If negotiations again fail so from my perspective Israel could concentrate to talk solution with Egypt and Jordan (e.g. from base of Three-State-Solution) or with Arab League. And of course one option are unilateral solutions – Israel annexing Israeli populated areas officially to Israel and PA seeking recognition from international community as state. As any of these options in my opinion are worse than even worst mutual compromise and peace deal I hope all the best for further talks.

P.S:

The Facts Of Life In The Middle East”   by Avi Bell is a good description about Israeli-Palestinian dilemma – and Western hypocrisy – as follows:

The Facts Of Life In The Middle East” by Avi Bell

If Israel refuses to negotiate, that proves Israel is not interested in peace, because it refuses to negotiate. If the Palestinians refuse to negotiate, that proves Israel is not interested in peace, because the Palestinians can see negotiations with Israel are pointless.

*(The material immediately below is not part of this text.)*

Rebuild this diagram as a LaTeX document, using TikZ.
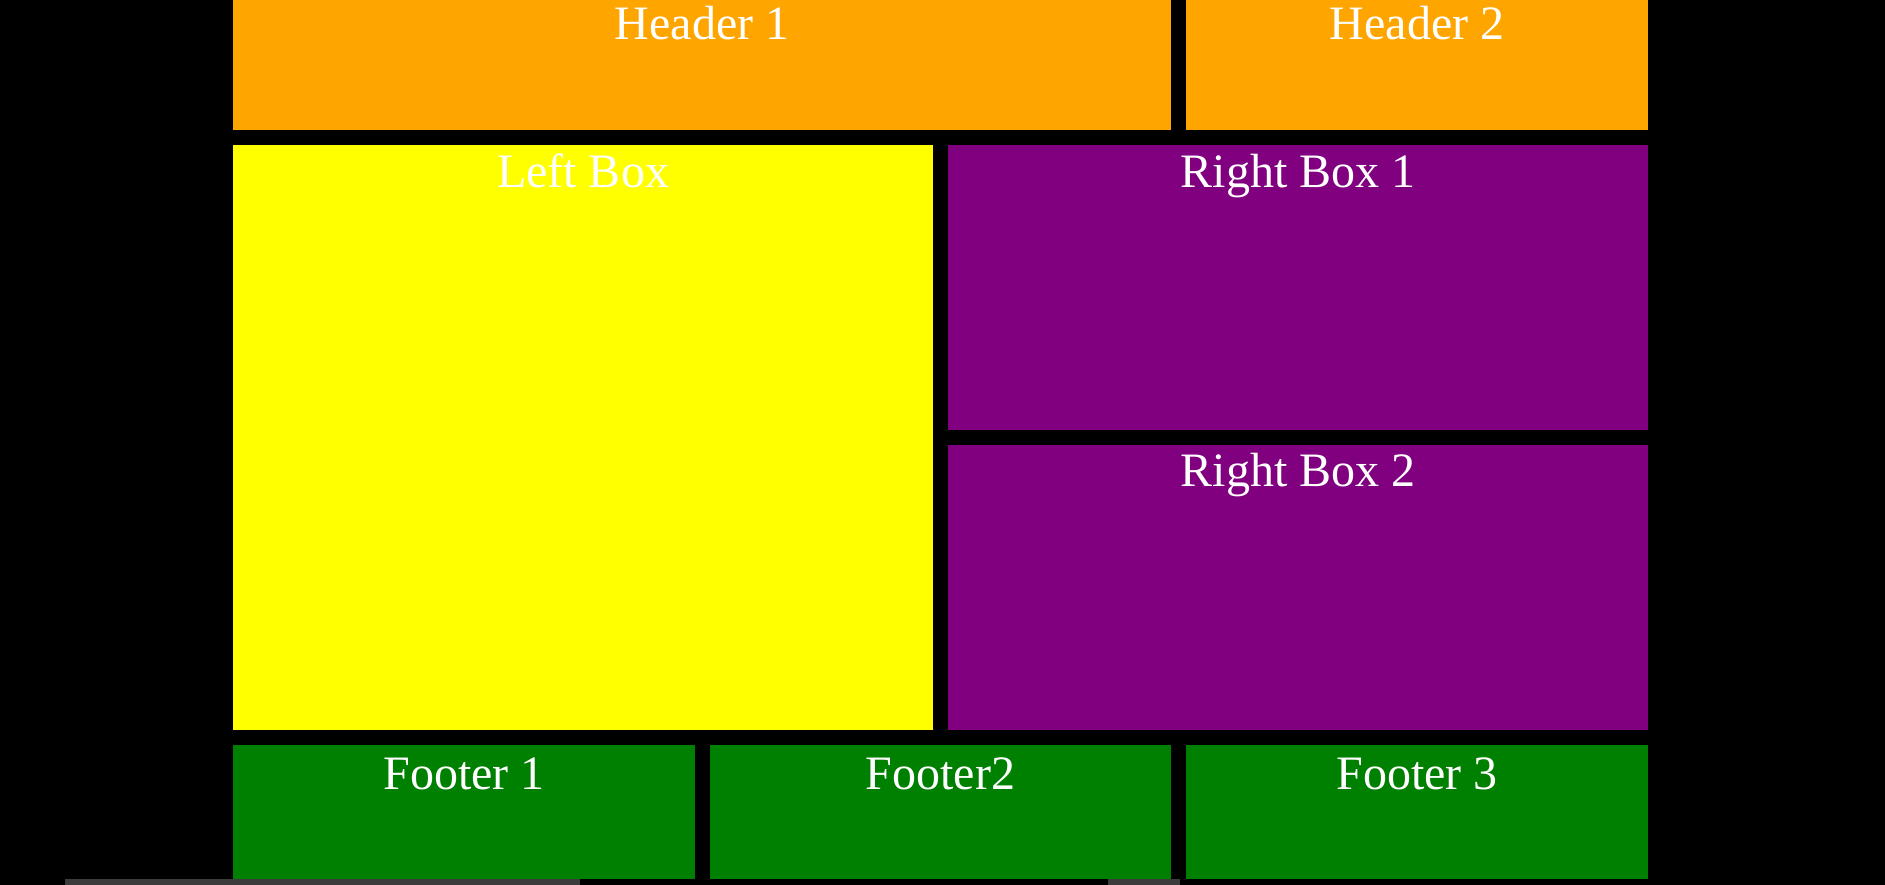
\documentclass[tikz,border=0pt]{standalone}
\usepackage{fontspec}
\setmainfont{Liberation Serif}
\definecolor{cOrange}{HTML}{FFA500}
\definecolor{cYellow}{HTML}{FFFF00}
\definecolor{cPurple}{HTML}{800080}
\definecolor{cGreen}{HTML}{008000}
\definecolor{cBar}{HTML}{3C3C3C}
\begin{document}
\begin{tikzpicture}[x=1pt,y=-1pt,
  box/.style={draw=none, inner sep=0pt, outer sep=0pt, anchor=north west},
  lbl/.style={text=white, inner sep=0pt, anchor=base, font=\fontsize{48}{57}\selectfont}]
\fill[black] (0,0) rectangle (1885,885);
\useasboundingbox (0,0) rectangle (1885,885);
% boxes
\node[box, fill=cOrange, minimum width=938pt, minimum height=130pt] (h1) at (233,0) {};
\node[box, fill=cOrange, minimum width=462pt, minimum height=130pt] (h2) at (1186,0) {};
\node[box, fill=cYellow, minimum width=700pt, minimum height=585pt] (lb) at (233,145) {};
\node[box, fill=cPurple, minimum width=700pt, minimum height=285pt] (rb1) at (948,145) {};
\node[box, fill=cPurple, minimum width=700pt, minimum height=285pt] (rb2) at (948,445) {};
\node[box, fill=cGreen, minimum width=462pt, minimum height=134pt] (f1) at (233,745) {};
\node[box, fill=cGreen, minimum width=461pt, minimum height=134pt] (f2) at (710,745) {};
\node[box, fill=cGreen, minimum width=462pt, minimum height=134pt] (f3) at (1186,745) {};
% scroll bars
\node[box, fill=cBar, minimum width=515pt, minimum height=6pt] (sb1) at (65,879) {};
\node[box, fill=cBar, minimum width=72pt, minimum height=6pt] (sb2) at (1108,879) {};
% labels
\node[lbl, yshift=-40pt] (th1) at (h1.north) {Header 1};
\node[lbl, yshift=-40pt] (th2) at (h2.north) {Header 2};
\node[lbl, yshift=-43pt] (tlb) at (lb.north) {Left Box};
\node[lbl, yshift=-43pt] (trb1) at (rb1.north) {Right Box 1};
\node[lbl, yshift=-41pt] (trb2) at (rb2.north) {Right Box 2};
\node[lbl, yshift=-44pt] (tf1) at (f1.north) {Footer 1};
\node[lbl, yshift=-44pt] (tf2) at (f2.north) {Footer2};
\node[lbl, yshift=-44pt] (tf3) at (f3.north) {Footer 3};
\end{tikzpicture}
\end{document}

If Israel makes preconditions to negotiations, that proves Israel is not interested in peace, because it is trying to avoid negotiations. If the Palestinians make preconditions to negotiations, that proves Israel is not interested in peace, because the Palestinians have to force Israel to be serious in the negotiations.

If Israel makes no offer of peace, that proves Israel is not interested in peace. If the Palestinians make no offer of peace, that proves Israel is not interested in peace, because the Palestinians can see that making offers of peace with Israel are pointless.

If Israel makes an offer of peace and the Palestinians reject it, that proves Israel is not interested in peace, because Israel is not willing to make the kind of offer the Palestinians would accept.

There are variations on this, e.g.,:

If Arabs make war, but offer to end it, that proves that Israel is interested in war and Arabs are interested in peace, because the Arabs offered peace. (Thomas Friedman/Arab “peace” initiative) If Israel makes war, but offers to end it, that proves that Israel is interested in war and Arabs are interested in peace, because Israel made war. (Defensive Pillar, Lebanon II, etc.)

If Arabs attack, that proves Israel is interested in war and Arabs are interested in peace, because Israel provoked the Arabs to attack. If Israel attacks, that proves Israel is interested in war and Arabs are interested in peace, because Israel attacked.

If Palestinians carry out acts of terrorism, that proves that Israel is mistreating the Palestinians, because the Palestinians feel they have no choice but to carry out acts of terrorism. If Palestinians try to carry out acts of terrorism, but Israel foils them, that proves that Israel is mistreating the Palestinians, because Israel is carrying out anti-terror actions against the Palestinians even while there is no terrorism.

If Palestinians don’t try to carry out acts of terrorism, that proves that Israel is mistreating the Palestinians, because the Palestinians are good and innocent and Israel uses terrorism as an excuse to mistreat Palestinians.